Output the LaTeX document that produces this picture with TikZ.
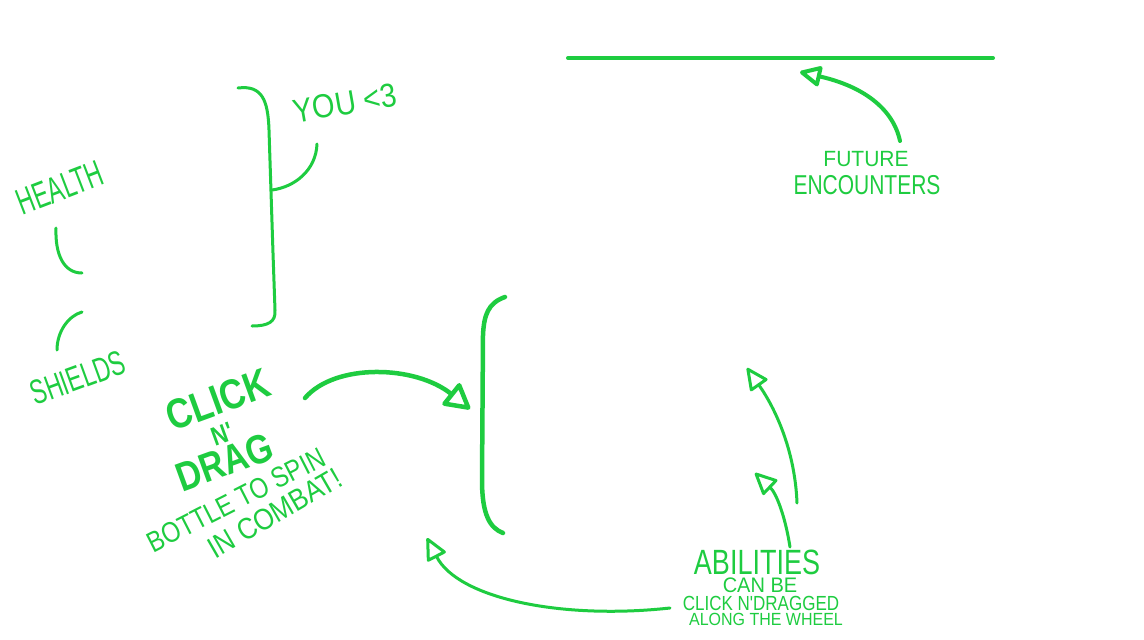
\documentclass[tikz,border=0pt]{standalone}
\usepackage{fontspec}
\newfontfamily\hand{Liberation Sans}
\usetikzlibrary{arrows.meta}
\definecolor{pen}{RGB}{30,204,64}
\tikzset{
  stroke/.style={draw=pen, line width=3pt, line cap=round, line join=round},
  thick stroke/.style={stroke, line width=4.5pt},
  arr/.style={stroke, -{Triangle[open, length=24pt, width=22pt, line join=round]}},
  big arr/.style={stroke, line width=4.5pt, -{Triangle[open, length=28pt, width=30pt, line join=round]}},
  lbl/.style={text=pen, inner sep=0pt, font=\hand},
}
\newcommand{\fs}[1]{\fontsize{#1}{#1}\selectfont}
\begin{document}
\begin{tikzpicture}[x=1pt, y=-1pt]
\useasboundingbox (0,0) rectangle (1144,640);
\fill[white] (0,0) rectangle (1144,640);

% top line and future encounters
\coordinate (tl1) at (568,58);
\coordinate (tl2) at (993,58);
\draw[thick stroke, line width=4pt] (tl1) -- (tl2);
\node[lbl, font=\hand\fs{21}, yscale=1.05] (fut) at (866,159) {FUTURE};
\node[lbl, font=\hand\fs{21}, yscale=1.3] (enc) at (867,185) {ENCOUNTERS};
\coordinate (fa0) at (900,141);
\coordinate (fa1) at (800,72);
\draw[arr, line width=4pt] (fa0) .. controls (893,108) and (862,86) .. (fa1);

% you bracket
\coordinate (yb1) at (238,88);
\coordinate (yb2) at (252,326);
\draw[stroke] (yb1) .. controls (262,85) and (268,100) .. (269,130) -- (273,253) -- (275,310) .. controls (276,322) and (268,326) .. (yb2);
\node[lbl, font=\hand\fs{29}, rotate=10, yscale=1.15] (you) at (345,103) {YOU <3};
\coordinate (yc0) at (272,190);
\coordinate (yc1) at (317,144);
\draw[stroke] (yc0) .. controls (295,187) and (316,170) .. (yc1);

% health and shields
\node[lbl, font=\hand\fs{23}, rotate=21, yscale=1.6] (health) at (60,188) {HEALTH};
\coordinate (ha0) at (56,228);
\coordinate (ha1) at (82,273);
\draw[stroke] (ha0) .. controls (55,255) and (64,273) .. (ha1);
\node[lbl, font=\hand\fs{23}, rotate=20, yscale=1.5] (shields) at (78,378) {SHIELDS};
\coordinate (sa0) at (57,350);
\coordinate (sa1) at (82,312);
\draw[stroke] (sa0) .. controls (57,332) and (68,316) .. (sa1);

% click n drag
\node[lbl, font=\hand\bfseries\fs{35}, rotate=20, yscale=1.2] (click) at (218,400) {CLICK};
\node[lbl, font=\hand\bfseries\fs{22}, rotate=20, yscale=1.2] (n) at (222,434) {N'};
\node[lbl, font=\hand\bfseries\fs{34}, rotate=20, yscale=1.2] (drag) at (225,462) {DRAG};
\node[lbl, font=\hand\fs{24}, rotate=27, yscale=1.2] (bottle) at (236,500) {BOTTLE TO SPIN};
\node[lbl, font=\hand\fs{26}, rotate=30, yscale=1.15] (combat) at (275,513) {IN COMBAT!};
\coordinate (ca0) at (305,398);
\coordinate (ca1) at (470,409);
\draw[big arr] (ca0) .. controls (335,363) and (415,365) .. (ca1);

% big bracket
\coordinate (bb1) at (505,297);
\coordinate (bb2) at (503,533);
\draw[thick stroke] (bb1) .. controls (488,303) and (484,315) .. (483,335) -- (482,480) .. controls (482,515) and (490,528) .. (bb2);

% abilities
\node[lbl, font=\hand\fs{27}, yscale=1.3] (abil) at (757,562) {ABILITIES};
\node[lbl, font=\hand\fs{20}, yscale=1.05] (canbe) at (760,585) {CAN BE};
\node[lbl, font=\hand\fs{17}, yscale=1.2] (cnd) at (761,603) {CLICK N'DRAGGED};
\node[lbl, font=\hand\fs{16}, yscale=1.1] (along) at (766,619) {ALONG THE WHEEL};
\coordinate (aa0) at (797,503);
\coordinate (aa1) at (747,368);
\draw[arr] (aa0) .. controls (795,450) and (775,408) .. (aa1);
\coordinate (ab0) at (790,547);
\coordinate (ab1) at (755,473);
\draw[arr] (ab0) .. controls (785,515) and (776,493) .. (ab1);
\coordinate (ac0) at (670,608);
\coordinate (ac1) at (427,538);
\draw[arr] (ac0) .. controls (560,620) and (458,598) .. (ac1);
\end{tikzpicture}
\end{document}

= = = =

In this exercise, set down all of the data exactly, without the pictures.

* _EXERCISE RESPONSE_:
Output the LaTeX document that produces this picture with TikZ.
\documentclass[tikz,border=0pt]{standalone}
\usepackage{fontspec}
\newfontfamily\hand{Liberation Sans}
\usetikzlibrary{arrows.meta}
\definecolor{pen}{RGB}{30,204,64}
\tikzset{
  stroke/.style={draw=pen, line width=3pt, line cap=round, line join=round},
  thick stroke/.style={stroke, line width=4.5pt},
  arr/.style={stroke, -{Triangle[open, length=24pt, width=22pt, line join=round]}},
  big arr/.style={stroke, line width=4.5pt, -{Triangle[open, length=28pt, width=30pt, line join=round]}},
  lbl/.style={text=pen, inner sep=0pt, font=\hand},
}
\newcommand{\fs}[1]{\fontsize{#1}{#1}\selectfont}
\begin{document}
\begin{tikzpicture}[x=1pt, y=-1pt]
\useasboundingbox (0,0) rectangle (1144,640);
\fill[white] (0,0) rectangle (1144,640);

% top line and future encounters
\coordinate (tl1) at (568,58);
\coordinate (tl2) at (993,58);
\draw[thick stroke, line width=4pt] (tl1) -- (tl2);
\node[lbl, font=\hand\fs{21}, yscale=1.05] (fut) at (866,159) {FUTURE};
\node[lbl, font=\hand\fs{21}, yscale=1.3] (enc) at (867,185) {ENCOUNTERS};
\coordinate (fa0) at (900,141);
\coordinate (fa1) at (800,72);
\draw[arr, line width=4pt] (fa0) .. controls (893,108) and (862,86) .. (fa1);

% you bracket
\coordinate (yb1) at (238,88);
\coordinate (yb2) at (252,326);
\draw[stroke] (yb1) .. controls (262,85) and (268,100) .. (269,130) -- (273,253) -- (275,310) .. controls (276,322) and (268,326) .. (yb2);
\node[lbl, font=\hand\fs{29}, rotate=10, yscale=1.15] (you) at (345,103) {YOU <3};
\coordinate (yc0) at (272,190);
\coordinate (yc1) at (317,144);
\draw[stroke] (yc0) .. controls (295,187) and (316,170) .. (yc1);

% health and shields
\node[lbl, font=\hand\fs{23}, rotate=21, yscale=1.6] (health) at (60,188) {HEALTH};
\coordinate (ha0) at (56,228);
\coordinate (ha1) at (82,273);
\draw[stroke] (ha0) .. controls (55,255) and (64,273) .. (ha1);
\node[lbl, font=\hand\fs{23}, rotate=20, yscale=1.5] (shields) at (78,378) {SHIELDS};
\coordinate (sa0) at (57,350);
\coordinate (sa1) at (82,312);
\draw[stroke] (sa0) .. controls (57,332) and (68,316) .. (sa1);

% click n drag
\node[lbl, font=\hand\bfseries\fs{35}, rotate=20, yscale=1.2] (click) at (218,400) {CLICK};
\node[lbl, font=\hand\bfseries\fs{22}, rotate=20, yscale=1.2] (n) at (222,434) {N'};
\node[lbl, font=\hand\bfseries\fs{34}, rotate=20, yscale=1.2] (drag) at (225,462) {DRAG};
\node[lbl, font=\hand\fs{24}, rotate=27, yscale=1.2] (bottle) at (236,500) {BOTTLE TO SPIN};
\node[lbl, font=\hand\fs{26}, rotate=30, yscale=1.15] (combat) at (275,513) {IN COMBAT!};
\coordinate (ca0) at (305,398);
\coordinate (ca1) at (470,409);
\draw[big arr] (ca0) .. controls (335,363) and (415,365) .. (ca1);

% big bracket
\coordinate (bb1) at (505,297);
\coordinate (bb2) at (503,533);
\draw[thick stroke] (bb1) .. controls (488,303) and (484,315) .. (483,335) -- (482,480) .. controls (482,515) and (490,528) .. (bb2);

% abilities
\node[lbl, font=\hand\fs{27}, yscale=1.3] (abil) at (757,562) {ABILITIES};
\node[lbl, font=\hand\fs{20}, yscale=1.05] (canbe) at (760,585) {CAN BE};
\node[lbl, font=\hand\fs{17}, yscale=1.2] (cnd) at (761,603) {CLICK N'DRAGGED};
\node[lbl, font=\hand\fs{16}, yscale=1.1] (along) at (766,619) {ALONG THE WHEEL};
\coordinate (aa0) at (797,503);
\coordinate (aa1) at (747,368);
\draw[arr] (aa0) .. controls (795,450) and (775,408) .. (aa1);
\coordinate (ab0) at (790,547);
\coordinate (ab1) at (755,473);
\draw[arr] (ab0) .. controls (785,515) and (776,493) .. (ab1);
\coordinate (ac0) at (670,608);
\coordinate (ac1) at (427,538);
\draw[arr] (ac0) .. controls (560,620) and (458,598) .. (ac1);
\end{tikzpicture}
\end{document}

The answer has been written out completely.